***** PROVIDED RECORDS *****
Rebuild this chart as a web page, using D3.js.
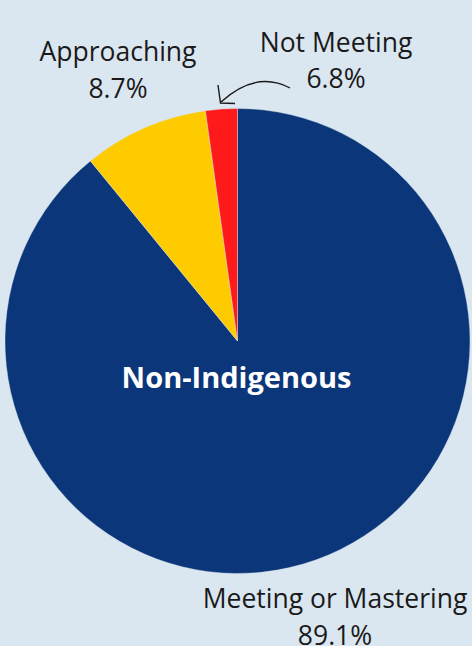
<!DOCTYPE html>
<html>
<head>
<meta charset="utf-8">
<script src="https://cdn.jsdelivr.net/npm/d3@7"></script>
<style>
html,body{margin:0;padding:0;background:#dae7f1;}
svg{display:block;}
</style>
</head>
<body>
<svg id="chart" width="472" height="646"></svg>
<script>
// Data
const categories = ["Meeting or Mastering", "Approaching", "Not Meeting"];
const sliceValues = [89.1, 8.7, 2.2];          // drawn slice sizes (as seen in picture)
const labelValues = ["89.1%", "8.7%", "6.8%"]; // printed labels
const colors = ["#0b3679", "#fecb00", "#fe1a1a"];
const centerTitle = "Non-Indigenous";

const svg = d3.select("#chart");
const W = 472, H = 646;
svg.append("rect").attr("width", W).attr("height", H).attr("fill", "#dae7f1");

const cx = 237.5, cy = 341, r = 232.5;

const pie = d3.pie().sort(null).value(d => d.v);
const arcs = pie(categories.map((c, i) => ({c, v: sliceValues[i], color: colors[i]})));
const arc = d3.arc().innerRadius(0).outerRadius(r);

const g = svg.append("g").attr("transform", `translate(${cx},${cy})`);
g.selectAll("path").data(arcs).join("path")
  .attr("d", arc)
  .attr("fill", d => d.data.color)
  .attr("stroke", "#dae7f1")
  .attr("stroke-width", 0.4);

g.append("text")
  .attr("x", -1).attr("y", 46.5)
  .attr("text-anchor", "middle")
  .attr("font-family", "'Open Sans', sans-serif")
  .attr("font-weight", 700)
  .attr("font-size", 29)
  .attr("fill", "#ffffff")
  .text(centerTitle);

// Labels
const labelPos = [
  {x: 335, y1: 608, y2: 645},
  {x: 118, y1: 61, y2: 98},
  {x: 336, y1: 52, y2: 88}
];
const font = "'Open Sans', sans-serif";
categories.forEach((c, i) => {
  const p = labelPos[i];
  const t = svg.append("text")
    .attr("text-anchor", "middle")
    .attr("font-family", font)
    .attr("font-size", 26.5)
    .attr("fill", "#1a1a1a");
  t.append("tspan").attr("x", p.x).attr("y", p.y1).text(c);
  t.append("tspan").attr("x", p.x).attr("y", p.y2).text(labelValues[i]);
});

// Arrow pointing to the small slice
svg.append("path")
  .attr("d", "M290,88 Q256,70 221,102")
  .attr("fill", "none").attr("stroke", "#1a1a1a").attr("stroke-width", 1.4);
svg.append("path")
  .attr("d", "M218,85 L220.5,103 L235,103.5")
  .attr("fill", "none").attr("stroke", "#1a1a1a").attr("stroke-width", 1.4)
  .attr("stroke-linejoin", "miter");
</script>
</body>
</html>
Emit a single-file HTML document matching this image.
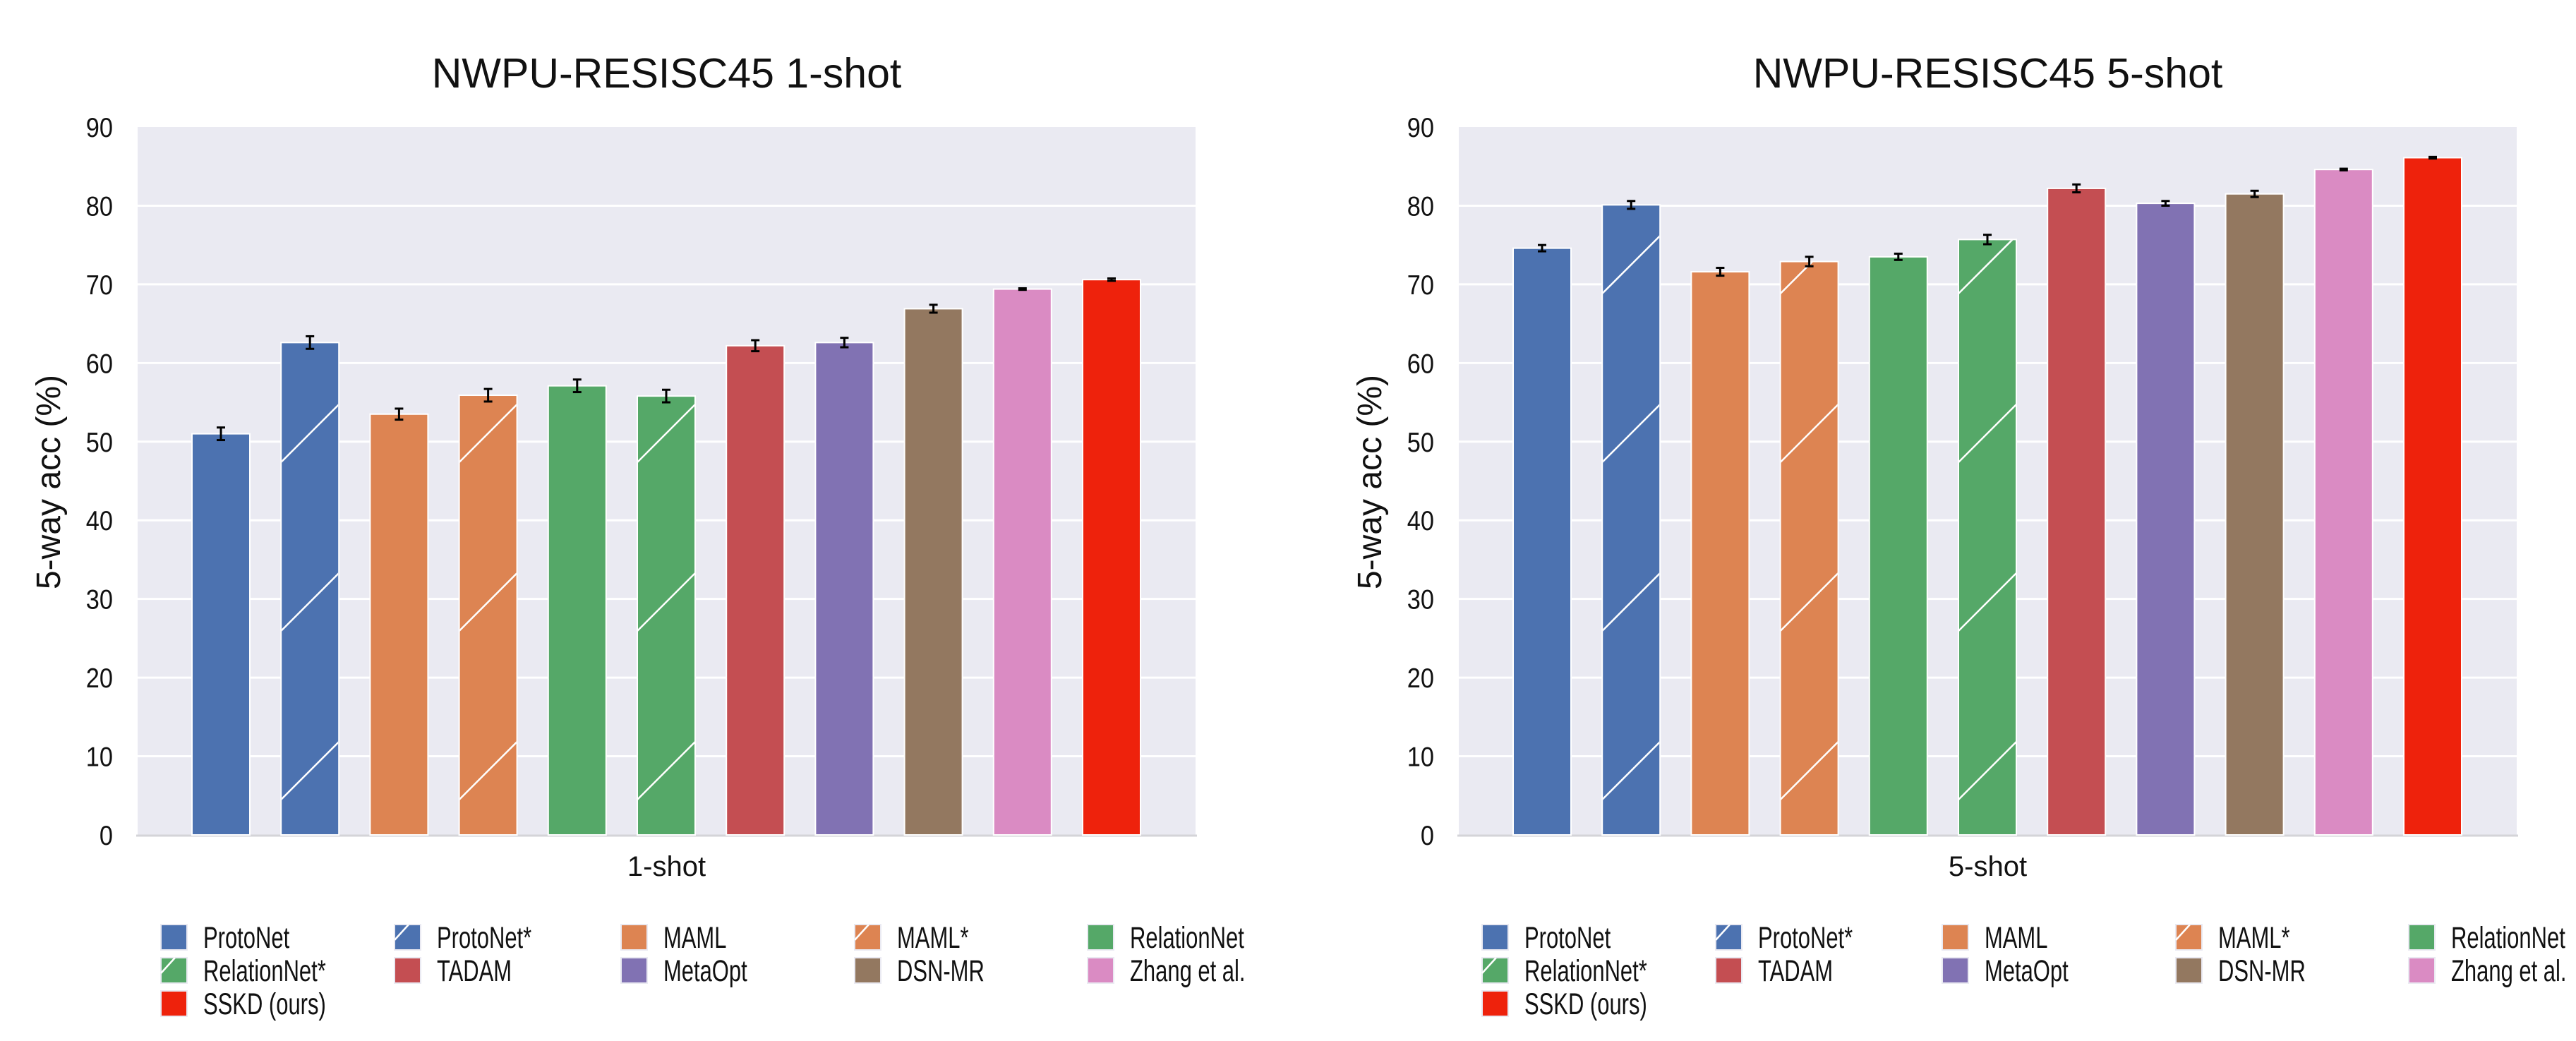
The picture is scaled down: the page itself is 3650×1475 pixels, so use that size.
<!DOCTYPE html>
<html><head><meta charset="utf-8">
<style>
html,body{margin:0;padding:0;background:#fff;}
svg{display:block;font-family:"Liberation Sans",Arial,sans-serif;}
</style></head>
<body>
<svg id="fig" width="3650" height="1475" viewBox="0 0 3650 1475" xmlns="http://www.w3.org/2000/svg"></svg>
<script>
const methods = ["ProtoNet","ProtoNet*","MAML","MAML*","RelationNet","RelationNet*","TADAM","MetaOpt","DSN-MR","Zhang et al.","SSKD (ours)"];
const colors = ["#4c72b0","#4c72b0","#dd8452","#dd8452","#55a868","#55a868","#c44e52","#8172b3","#937860","#da8bc3","#ee220c"];
const hatched = [false,true,false,true,false,true,false,false,false,false,false];
const oneShot = [51.0,62.6,53.5,55.9,57.1,55.8,62.2,62.6,66.9,69.4,70.6];
const oneShotErr = [0.8,0.8,0.7,0.8,0.8,0.8,0.7,0.6,0.5,0.1,0.15];
const fiveShot = [74.6,80.1,71.6,72.9,73.5,75.7,82.2,80.3,81.5,84.6,86.1];
const fiveShotErr = [0.4,0.5,0.5,0.6,0.4,0.6,0.5,0.3,0.4,0.1,0.1];
const yTicks = [0,10,20,30,40,50,60,70,80,90];

const NS="http://www.w3.org/2000/svg";
const svg=document.getElementById('fig');
function mk(tag,attrs,parent){const e=document.createElementNS(NS,tag);for(const k in attrs)e.setAttribute(k,attrs[k]);(parent||svg).appendChild(e);return e;}

const PT=180, PB=1183, PW=1499;
function yScale(v){return PB-(v/90)*(PB-PT);}

function drawPanel(px, title, xlabel, vals, errs, pid){
  const g=mk('g',{});
  
  
  const bg=mk('rect',{x:px,y:PT,width:PW,height:PB-PT,fill:'#eaeaf2'},g);
  
  
  yTicks.forEach(t=>{
    const y=yScale(t);
    if(t>0&&t<90){const l=mk('line',{x1:px,x2:px+PW,y1:y,y2:y,stroke:'#fff','stroke-width':3},g);
      
      }
    const tx=mk('text',{x:px-35,y:y+14,'font-size':39,'text-anchor':'end',fill:'#111'},g);
    tx.textContent=t;
    
    
    const w=tx.getComputedTextLength();
    tx.setAttribute('textLength',(w*0.88).toFixed(1));
    tx.setAttribute('lengthAdjust','spacingAndGlyphs');
  });
  const ax=mk('line',{x1:px-2,x2:px+PW+2,y1:PB+1,y2:PB+1,stroke:'#d4d4d8','stroke-width':3},g);
  
  
  const step=126.2, bw=82, first=px+118;
  vals.forEach((v,i)=>{
    const cx=first+i*step, x0=cx-bw/2, yt=yScale(v);
    const r=mk('rect',{x:x0,y:yt,width:bw,height:PB-yt,fill:colors[i],stroke:'#fff','stroke-width':2},g);
    
    
    if(hatched[i]){
      const cid=pid+'clip'+i;
      const cp=mk('clipPath',{id:cid},g);
      mk('rect',{x:x0+1,y:yt+1,width:bw-2,height:PB-yt-2},cp);
      const hg=mk('g',{'clip-path':'url(#'+cid+')'},g);
      
      
      for(let k=0;k<10;k++){
        const ly=PB-50-k*239;
        mk('line',{x1:x0,y1:ly,x2:x0+bw,y2:ly-bw,stroke:'#fff','stroke-width':2.5},hg);
      }
    }
    const e=errs[i], y1=yScale(v+e), y2=yScale(v-e);
    const eg=mk('g',{stroke:'#000','stroke-width':3},g);
    
    
    mk('line',{x1:cx,x2:cx,y1:y1,y2:y2},eg);
    mk('line',{x1:cx-6,x2:cx+6,y1:y1,y2:y1},eg);
    mk('line',{x1:cx-6,x2:cx+6,y1:y2,y2:y2},eg);
  });
  const tt=mk('text',{x:px+PW/2,y:124,'font-size':59,'text-anchor':'middle',fill:'#111'},g);
  tt.textContent=title;
  
  
  const xl=mk('text',{x:px+PW/2,y:1241,'font-size':40,'text-anchor':'middle',fill:'#111'},g);
  xl.textContent=xlabel;
  
  
  const yl=mk('text',{x:0,y:0,'font-size':48,'text-anchor':'middle',fill:'#111',transform:'translate('+(px-110)+',683) rotate(-90)'},g);
  yl.textContent='5-way acc (%)';
  
  
  // legend
  const colX=[228,559,880,1211,1541].map(v=>v-195+px);
  const rowY=[1310,1357,1404];
  methods.forEach((m,i)=>{
    const c=i%5, rw=Math.floor(i/5);
    const lx=colX[c], ly=rowY[rw];
    const lg=mk('g',{},g);
    
    
    mk('rect',{x:lx,y:ly,width:37,height:36,fill:colors[i],stroke:'#eaeaf2','stroke-width':2},lg);
    if(hatched[i]) mk('line',{x1:lx,y1:ly+22,x2:lx+20,y2:ly,stroke:'#fff','stroke-width':2.5},lg);
    const t=mk('text',{x:lx+60,y:ly+33,'font-size':43,fill:'#111'},lg);
    t.textContent=m;
    const w=t.getComputedTextLength();
    t.setAttribute('textLength', (w*0.72).toFixed(1));
    t.setAttribute('lengthAdjust','spacingAndGlyphs');
  });
}
drawPanel(195,'NWPU-RESISC45 1-shot','1-shot',oneShot,oneShotErr,'one-shot');
drawPanel(2067,'NWPU-RESISC45 5-shot','5-shot',fiveShot,fiveShotErr,'five-shot');
</script>
</body></html>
*****
■ **WHAT NEEDS TO BE DONE**: Gather each line in these records that contains the string "this".

■ **RESPONSE**:
Rebuild this chart as a web page, using D3.js.
Emit a single-file HTML document matching this image.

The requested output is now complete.